The result is that the scheme still exists in name, but the number of participants is greatly reduced and the administrative processes that backed it are in disarray.  One provider I talked to in the North-West told me their participants had dropped from over 1500 a couple of years ago to less than 200 now.  Nor are even those 200 participating as they used to.  The original scheme treated the payment as a wage and the employing body could enforce a "no work, no pay" regime.  Under what is left of the scheme, participants now receive a standard Centrelink payment and participation in CDEP activities is a condition of receiving their benefit.  These people live in remote communities.  Who is going to enforce this condition?

In talking to people about CDEP, it is clear that no-one thought it was ideal.  In a sense Brough was right.  The work ethic involved in the program was fairly relaxed - 16 hours a week of fairly undemanding work.  There was often little training, so people's skills didn't really develop.  For many participants there was no clear career path, no exit strategy into more rewarding or demanding work.  What was revolutionary in 1977 was no longer "state of the art" for 21st century labour market programs.

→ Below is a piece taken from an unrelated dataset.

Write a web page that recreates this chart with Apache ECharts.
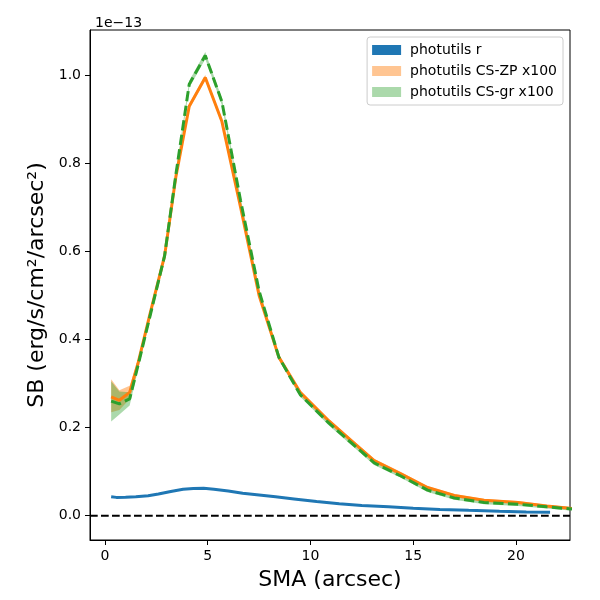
<!DOCTYPE html>
<html>
<head>
<meta charset="utf-8">
<script src="https://cdn.jsdelivr.net/npm/echarts@6/dist/echarts.min.js"></script>
<style>
  html, body { margin: 0; padding: 0; background: #fff; }
  #chart { width: 600px; height: 600px; }
</style>
</head>
<body>
<div id="chart"></div>
<script>
// SMA grid of the CS profiles (arcsec)
var sma = [0.3, 0.7, 1.2, 1.6, 2.2, 2.9, 3.45, 4.1, 4.88, 5.69, 6.6, 7.5, 8.46, 9.5,
           10.9, 12.0, 13.1, 14.4, 15.7, 17.0, 18.45, 20.1, 21.5, 23.0];
// photutils CS-ZP x100 (units of 1e-13)
var zp   = [0.27, 0.262, 0.28, 0.345, 0.46, 0.59, 0.77, 0.93, 0.995, 0.895, 0.70, 0.50, 0.36, 0.28,
            0.215, 0.17, 0.125, 0.095, 0.064, 0.046, 0.035, 0.030, 0.022, 0.015];
var zpLo = [0.235, 0.24, 0.265, 0.337, 0.454, 0.584, 0.764, 0.924, 0.989, 0.889, 0.694, 0.495, 0.355, 0.276,
            0.211, 0.166, 0.121, 0.091, 0.061, 0.043, 0.032, 0.027, 0.019, 0.012];
var zpHi = [0.31, 0.285, 0.295, 0.353, 0.466, 0.596, 0.776, 0.936, 1.001, 0.901, 0.706, 0.505, 0.365, 0.284,
            0.219, 0.174, 0.129, 0.099, 0.067, 0.049, 0.038, 0.033, 0.025, 0.018];
// photutils CS-gr x100
var gr   = [0.26, 0.254, 0.265, 0.34, 0.455, 0.59, 0.775, 0.98, 1.045, 0.94, 0.715, 0.51, 0.36, 0.275,
            0.21, 0.165, 0.12, 0.09, 0.058, 0.04, 0.03, 0.026, 0.02, 0.014];
var grLo = [0.214, 0.23, 0.25, 0.33, 0.448, 0.583, 0.768, 0.972, 1.037, 0.932, 0.708, 0.504, 0.354, 0.27,
            0.205, 0.16, 0.115, 0.086, 0.054, 0.036, 0.026, 0.022, 0.016, 0.01];
var grHi = [0.305, 0.282, 0.28, 0.35, 0.462, 0.597, 0.782, 0.988, 1.053, 0.948, 0.722, 0.516, 0.366, 0.28,
            0.215, 0.17, 0.125, 0.094, 0.062, 0.044, 0.034, 0.03, 0.024, 0.018];
// photutils r
var smaR = [0.3, 0.55, 1.0, 1.5, 2.1, 2.6, 3.2, 3.8, 4.3, 4.8, 5.3, 6.0, 6.7, 7.5, 8.3, 9.2,
            10.3, 11.4, 12.5, 13.8, 15.0, 16.3, 17.7, 19.2, 20.5, 21.66];
var rr   = [0.043, 0.0415, 0.042, 0.043, 0.045, 0.049, 0.055, 0.06, 0.0615, 0.062, 0.06, 0.056, 0.051, 0.047, 0.043, 0.038,
            0.032, 0.027, 0.023, 0.02, 0.017, 0.014, 0.012, 0.01, 0.0085, 0.0075];

var xTicks = [0, 5, 10, 15, 20];
var yTicks = [0, 0.2, 0.4, 0.6, 0.8, 1.0];

var FONT = 'DejaVu Sans';
var BLUE = '#1f77b4', ORANGE = '#ff7f0e', GREEN = '#2ca02c';

function pairs(xs, ys) {
    return xs.map(function (x, i) { return [x, ys[i]]; });
}

// filled band between lo and hi, drawn through the axes' coord system
function band(name, lo, hi, fill, z) {
    return {
        name: name,
        type: 'custom',
        clip: true,
        z: z,
        silent: true,
        itemStyle: { color: fill },
        data: [0],
        renderItem: function (params, api) {
            var pts = [];
            for (var i = 0; i < sma.length; i++) pts.push(api.coord([sma[i], hi[i]]));
            for (var j = sma.length - 1; j >= 0; j--) pts.push(api.coord([sma[j], lo[j]]));
            return {
                type: 'polygon',
                shape: { points: pts },
                style: { fill: fill, stroke: null }
            };
        }
    };
}

var myChart = echarts.init(document.getElementById('chart'));
var option = {
    backgroundColor: '#ffffff',
    animation: false,
    title: {
        text: '1e\u221213',
        left: 90,
        top: 11,
        textStyle: { fontFamily: FONT, fontSize: 14, fontWeight: 'normal', color: '#000' }
    },
    grid: {
        left: 90, right: 30, top: 30, bottom: 60,
        show: true, borderColor: '#000', borderWidth: 1
    },
    legend: {
        right: 37,
        top: 37,
        orient: 'vertical',
        itemWidth: 29,
        itemHeight: 10,
        itemGap: 7,
        padding: [6, 6, 6, 5],
        borderColor: '#cccccc',
        borderWidth: 1,
        borderRadius: 3,
        backgroundColor: 'rgba(255,255,255,0.8)',
        textStyle: { fontFamily: FONT, fontSize: 14, color: '#000', padding: [0, 0, 0, 4] },
        data: [
            { name: 'photutils r', icon: 'rect', itemStyle: { color: BLUE } },
            { name: 'photutils CS-ZP x100', icon: 'rect', itemStyle: { color: 'rgba(255,127,14,0.45)' } },
            { name: 'photutils CS-gr x100', icon: 'rect', itemStyle: { color: 'rgba(44,160,44,0.4)' } }
        ]
    },
    xAxis: {
        type: 'value',
        min: -0.73,
        max: 22.63,
        name: 'SMA (arcsec)',
        nameLocation: 'middle',
        nameGap: 29,
        nameTextStyle: { fontFamily: FONT, fontSize: 22, color: '#000' },
        axisLine: { show: true, onZero: false, lineStyle: { color: '#000', width: 1 } },
        axisTick: { show: true, length: 5, lineStyle: { color: '#000' }, customValues: xTicks },
        axisLabel: { fontFamily: FONT, fontSize: 14, color: '#000', margin: 9, customValues: xTicks },
        splitLine: { show: false }
    },
    yAxis: {
        type: 'value',
        min: -0.0553,
        max: 1.103,
        name: 'SB (erg/s/cm\u00b2/arcsec\u00b2)',
        nameLocation: 'middle',
        nameGap: 42,
        nameTextStyle: { fontFamily: FONT, fontSize: 22, color: '#000' },
        axisLine: { show: true, onZero: false, lineStyle: { color: '#000', width: 1 } },
        axisTick: { show: true, length: 5, lineStyle: { color: '#000' }, customValues: yTicks },
        axisLabel: {
            fontFamily: FONT, fontSize: 14, color: '#000', margin: 9, customValues: yTicks,
            formatter: function (v) { return v.toFixed(1); }
        },
        splitLine: { show: false }
    },
    series: [
        {
            name: 'zero',
            type: 'line',
            data: [[-0.73, 0], [22.63, 0]],
            symbol: 'none',
            silent: true,
            z: 1,
            lineStyle: { color: '#000', width: 2, type: [7.7, 3.3] }
        },
        band('photutils CS-ZP x100', zpLo, zpHi, 'rgba(255,127,14,0.45)', 2),
        band('photutils CS-gr x100', grLo, grHi, 'rgba(44,160,44,0.4)', 3),
        {
            name: 'photutils r',
            type: 'line',
            data: pairs(smaR, rr),
            symbol: 'none',
            smooth: false,
            z: 4,
            itemStyle: { color: BLUE },
            lineStyle: { color: BLUE, width: 3 }
        },
        {
            name: 'zp line',
            type: 'line',
            data: pairs(sma, zp),
            symbol: 'none',
            z: 5,
            lineStyle: { color: ORANGE, width: 3 }
        },
        {
            name: 'gr line',
            type: 'line',
            data: pairs(sma, gr),
            symbol: 'none',
            z: 6,
            lineStyle: { color: GREEN, width: 3, type: [10.3, 4.4] }
        }
    ]
};
myChart.setOption(option);
</script>
</body>
</html>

However, there was a huge hole in Brough's and Macklin's plan.  It was easy to wind back CDEP, but what would take its place?  Brough loved to talk about "real jobs" but neither he nor Macklin had any plan about where these would come from in remote, economically depressed communities.  They had no plan for how people who had worked 16 hours a week in unskilled, undemanding jobs would work full time in the open market.  They had no plan for anything much.  As the cliche goes, if you fail to plan, you plan to fail.

So what are those 1300 former participants doing now?  Well of course some, the most able and ambitious, have taken up some of the small number of positions available on their communities, or moved to Broome or Derby and found work.  A few work in the mining industry, raking in great money at the expense of splitting their families.  They probably would have done this anyway, although Macklin will undoubtedly try to take the credit.

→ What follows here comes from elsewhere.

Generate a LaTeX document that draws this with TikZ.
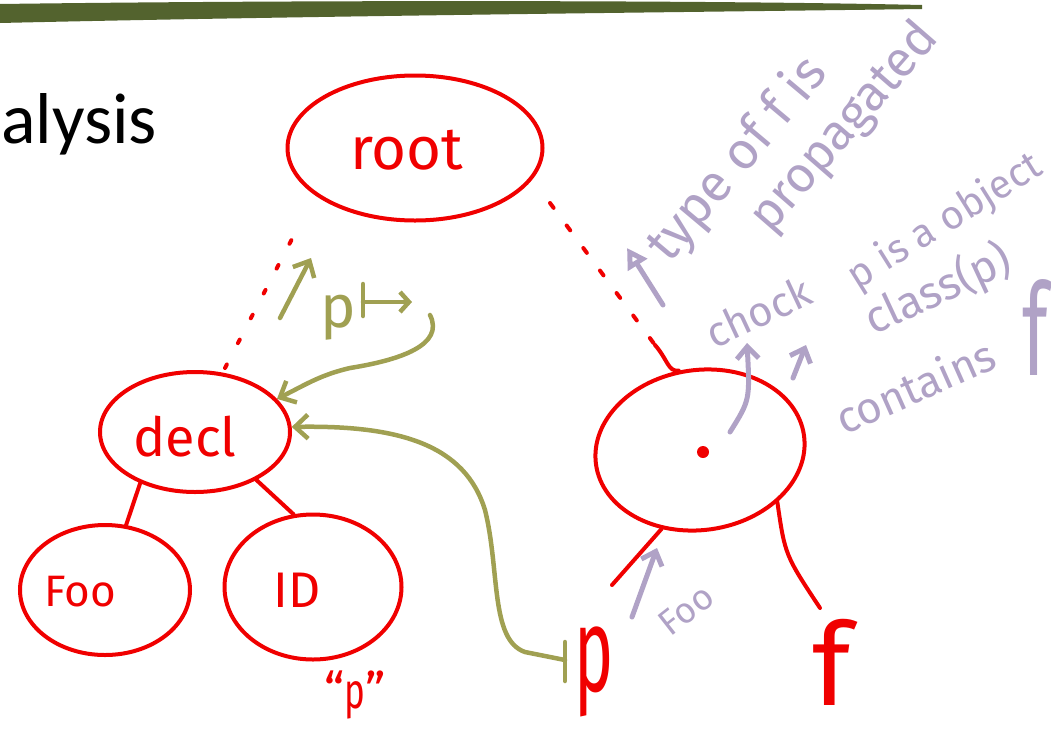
\documentclass[tikz,border=0pt]{standalone}
\usepackage{fontspec}
\setmainfont{Carlito}
\newfontfamily\hand{Fira Sans}
\usetikzlibrary{shapes.geometric,arrows.meta}
\definecolor{barolive}{RGB}{83,99,46}
\definecolor{olivepen}{RGB}{160,160,82}
\definecolor{lav}{RGB}{176,162,198}
\definecolor{pen}{RGB}{240,0,0}
\tikzset{
  tree/.style={ellipse, draw=pen, line width=4pt, inner sep=0pt},
  redtxt/.style={text=pen, inner sep=0pt, font=\hand\fontsize{#1}{#1}\selectfont},
  lavtxt/.style={text=lav, inner sep=0pt, font=\hand\fontsize{#1}{#1}\selectfont},
  olvtxt/.style={text=olivepen, inner sep=0pt, font=\hand\fontsize{#1}{#1}\selectfont},
  edge/.style={draw=pen, line width=4pt, line cap=round},
  dots/.style={draw=pen, line width=4pt, line cap=round, dash pattern=on 4pt off 24pt},
  oarrow/.style={draw=olivepen, line width=4.5pt, line cap=round, -{Straight Barb[length=13pt,width=24pt,line width=4.5pt]}},
  larrow/.style={draw=lav, line width=5pt, line cap=round, -{Straight Barb[length=12pt,width=22pt,line width=5pt]}},
}
\begin{document}
\begin{tikzpicture}[x=1pt,y=-1pt]
\useasboundingbox (0,0) rectangle (1051,737);
% title bar
\fill[barolive] (0,4) .. controls (300,0) and (700,0) .. (922,5) -- (922,9)
  .. controls (700,12) and (300,16) .. (0,23) -- cycle;
\node[anchor=base west, inner sep=0pt, font=\fontsize{72}{72}\selectfont] (title) at (1,143) {alysis};

% tree nodes
\node[tree, minimum width=255pt, minimum height=145pt] (root) at (415,148) {};
\node[tree, minimum width=190pt, minimum height=120pt] (decl) at (195,432) {};
\node[tree, minimum width=170pt, minimum height=130pt] (foo) at (105,590) {};
\node[tree, minimum width=177pt, minimum height=145pt] (id) at (313,587) {};
\node[tree, minimum width=210pt, minimum height=160pt, rotate=8] (obj) at (700,450) {};
\fill[pen] (703,452) circle (6pt);

\node[redtxt=60] (roottxt) at (407,150) {root};
\node[redtxt=54] (decltxt) at (185,437) {decl};
\node[redtxt=44] (footxt) at (80,592) {Foo};
\node[redtxt=50] (idtxt) at (297,590) {ID};
\node[redtxt=50] (pq) at (355,695) {“\scalebox{0.7}[1]{p}”};
\node[redtxt=115] (f) at (832,662) {f};
\node[redtxt=120] (p) at (594,672) {\scalebox{0.55}[1]{p}};

% tree edges
\draw[edge] (decl.223) -- (foo.72);
\draw[edge] (decl.322) -- (id.105);
\coordinate (ol) at (612,585);
\coordinate (or) at (820,608);
\draw[edge] (obj.236) -- (ol);
\draw[edge] (obj.318) .. controls (785,555) .. (or);

% dotted links to root
\coordinate (d1) at (225,368);
\coordinate (d2) at (293,237);
\draw[dots] (d1) -- (d2);
\coordinate (e1) at (550,203);
\coordinate (e2) at (655,345);
\draw[edge, dash pattern=on 6pt off 22pt] (e1) -- (e2);
\draw[edge] (e2) .. controls (668,360) and (668,372) .. (obj.97);

% olive annotations
\coordinate (ua) at (280,318);
\coordinate (ub) at (311,258);
\draw[oarrow] (ua) -- (ub);
\node[olvtxt=60, anchor=base west] (pmap) at (320,327) {p};
\coordinate (m1) at (363,302);
\coordinate (m2) at (412,302);
\draw[draw=olivepen, line width=4.5pt, line cap=round] (363,284) -- (363,316);
\draw[draw=olivepen, line width=4.5pt, line cap=round, -{Straight Barb[length=9pt,width=20pt,line width=4.5pt]}] (m1) -- (m2);
\coordinate (c1) at (430,315);
\draw[oarrow] (c1) .. controls (445,345) and (400,360) .. (350,368) .. controls (320,375) and (305,385) .. (decl.22);
\coordinate (pb) at (565,660);
\draw[draw=olivepen, line width=4.5pt, line cap=round] (565,642) -- (565,681);
\draw[oarrow] (pb) -- (525,652) .. controls (490,640) and (500,570) .. (485,510)
  .. controls (465,445) and (400,425) .. (decl.3);

% lavender annotations
\coordinate (ta) at (663,305);
\coordinate (tb) at (627,248);
\draw[draw=lav, line width=5pt, line cap=round, -{Triangle[open, length=20pt, width=22pt, line width=5pt]}] (ta) -- (tb);
\node[lavtxt=52, rotate=50] (type) at (738,160) {type of f is};
\node[lavtxt=50, rotate=49] (prop) at (845,128) {propagated};
\node[lavtxt=42, rotate=25] (chock) at (758,312) {chock};
\node[lavtxt=40, rotate=32] (pis) at (945,222) {p is a object};
\node[lavtxt=45, rotate=25] (cls) at (938,290) {class(p)};
\node[lavtxt=44, rotate=24] (cont) at (915,386) {contains};
\node[lavtxt=128] (lf) at (1035,327) {\scalebox{0.6}[1]{f}};
\coordinate (ca) at (730,432);
\coordinate (cb) at (747,343);
\draw[larrow] (ca) .. controls (750,400) .. (cb);
\coordinate (ka) at (793,378);
\coordinate (kb) at (806,345);
\draw[larrow] (ka) -- (kb);
\coordinate (fa) at (632,617);
\coordinate (fb) at (657,548);
\draw[larrow] (fa) -- (fb);
\node[lavtxt=36, rotate=38] (foo2) at (686,610) {Foo};
\end{tikzpicture}
\end{document}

However, a disturbing number, including the most disadvantaged of them, are doing nothing.  As one community leader told me, removing CDEP took away their reason to get up in the morning.  They still have the same income, courtesy of Centrelink, but they have nothing to do all day but sit around, drink alcohol and smoke ganga.  If they can get motivated enough they can take part in training, but given there are usually no jobs at the end many could not be bothered.  Depression is on the rise and youth suicide is on everyone's lips.

Meanwhile they watch (and I watched too) while people with white faces drive around their communities in twin cab utes, doing some of the $5b worth of housing construction and renovation being paid for by the Commonwealth Government in remote communities, or delivering essential services like water supply and rubbish collection.  The "real jobs", courtesy of Commonwealth contracting arrangements, are visible yet forever out of reach.

The tragedy is that it didn't need to be like this.  I've met plenty of people in these communities who are bristling with entrepreneurial ideas, and have the skills and drive to pull them off.  The only thing they lack is the capital.  They could easily be delivering these services themselves, and using them as a base to compete with providers in the towns. 

The catch is it would have taken time.  They would have had to build up slowly, walk before they could run.  The housing programs would have been delivered a year or two later.  There would have had to be a holding arrangement for municipal services to allow them to take up contracts.  Furthermore - shock! horror! - the government would have had to intervene in the market to guarantee them contracts as they got started.  It would have been hard.  Brough and Macklin wanted a quick fix.  They did indeed move quickly, but fix it was not.